__What the exercise asks__
Take all the material and copy it exactly.
######
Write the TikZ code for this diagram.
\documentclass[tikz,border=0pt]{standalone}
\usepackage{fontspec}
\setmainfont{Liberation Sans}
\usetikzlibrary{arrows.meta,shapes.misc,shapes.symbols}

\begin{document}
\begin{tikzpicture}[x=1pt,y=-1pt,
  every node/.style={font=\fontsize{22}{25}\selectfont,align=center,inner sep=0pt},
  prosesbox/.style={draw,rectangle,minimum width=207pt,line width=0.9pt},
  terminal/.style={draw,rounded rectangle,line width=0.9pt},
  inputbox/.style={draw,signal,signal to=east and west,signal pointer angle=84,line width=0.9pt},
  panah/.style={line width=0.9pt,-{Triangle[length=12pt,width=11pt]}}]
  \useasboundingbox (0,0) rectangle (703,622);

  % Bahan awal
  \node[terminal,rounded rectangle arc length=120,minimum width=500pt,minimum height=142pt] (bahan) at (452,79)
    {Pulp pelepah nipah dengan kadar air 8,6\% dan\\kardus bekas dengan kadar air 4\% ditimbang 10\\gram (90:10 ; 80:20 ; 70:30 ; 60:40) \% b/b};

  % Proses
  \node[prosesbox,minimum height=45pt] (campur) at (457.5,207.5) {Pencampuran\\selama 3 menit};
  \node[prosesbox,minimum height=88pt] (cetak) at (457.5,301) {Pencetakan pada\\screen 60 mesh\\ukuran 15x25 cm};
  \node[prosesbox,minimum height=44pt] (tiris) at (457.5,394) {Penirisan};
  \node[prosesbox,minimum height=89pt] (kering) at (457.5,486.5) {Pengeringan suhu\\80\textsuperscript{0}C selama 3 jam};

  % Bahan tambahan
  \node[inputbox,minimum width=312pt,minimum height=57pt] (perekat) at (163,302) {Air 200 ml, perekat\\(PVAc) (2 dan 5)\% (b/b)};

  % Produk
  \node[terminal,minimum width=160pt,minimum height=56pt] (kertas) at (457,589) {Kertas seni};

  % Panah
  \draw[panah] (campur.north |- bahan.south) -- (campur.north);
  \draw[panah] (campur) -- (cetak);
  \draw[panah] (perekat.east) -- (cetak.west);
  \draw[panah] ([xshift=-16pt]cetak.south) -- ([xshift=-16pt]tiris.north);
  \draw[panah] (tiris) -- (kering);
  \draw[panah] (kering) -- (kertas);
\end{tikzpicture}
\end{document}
######
__Solution__
Write the TikZ code for this diagram.
\documentclass[tikz,border=0pt]{standalone}
\usepackage{fontspec}
\setmainfont{Liberation Sans}
\usetikzlibrary{arrows.meta,shapes.misc,shapes.symbols}

\begin{document}
\begin{tikzpicture}[x=1pt,y=-1pt,
  every node/.style={font=\fontsize{22}{25}\selectfont,align=center,inner sep=0pt},
  prosesbox/.style={draw,rectangle,minimum width=207pt,line width=0.9pt},
  terminal/.style={draw,rounded rectangle,line width=0.9pt},
  inputbox/.style={draw,signal,signal to=east and west,signal pointer angle=84,line width=0.9pt},
  panah/.style={line width=0.9pt,-{Triangle[length=12pt,width=11pt]}}]
  \useasboundingbox (0,0) rectangle (703,622);

  % Bahan awal
  \node[terminal,rounded rectangle arc length=120,minimum width=500pt,minimum height=142pt] (bahan) at (452,79)
    {Pulp pelepah nipah dengan kadar air 8,6\% dan\\kardus bekas dengan kadar air 4\% ditimbang 10\\gram (90:10 ; 80:20 ; 70:30 ; 60:40) \% b/b};

  % Proses
  \node[prosesbox,minimum height=45pt] (campur) at (457.5,207.5) {Pencampuran\\selama 3 menit};
  \node[prosesbox,minimum height=88pt] (cetak) at (457.5,301) {Pencetakan pada\\screen 60 mesh\\ukuran 15x25 cm};
  \node[prosesbox,minimum height=44pt] (tiris) at (457.5,394) {Penirisan};
  \node[prosesbox,minimum height=89pt] (kering) at (457.5,486.5) {Pengeringan suhu\\80\textsuperscript{0}C selama 3 jam};

  % Bahan tambahan
  \node[inputbox,minimum width=312pt,minimum height=57pt] (perekat) at (163,302) {Air 200 ml, perekat\\(PVAc) (2 dan 5)\% (b/b)};

  % Produk
  \node[terminal,minimum width=160pt,minimum height=56pt] (kertas) at (457,589) {Kertas seni};

  % Panah
  \draw[panah] (campur.north |- bahan.south) -- (campur.north);
  \draw[panah] (campur) -- (cetak);
  \draw[panah] (perekat.east) -- (cetak.west);
  \draw[panah] ([xshift=-16pt]cetak.south) -- ([xshift=-16pt]tiris.north);
  \draw[panah] (tiris) -- (kering);
  \draw[panah] (kering) -- (kertas);
\end{tikzpicture}
\end{document}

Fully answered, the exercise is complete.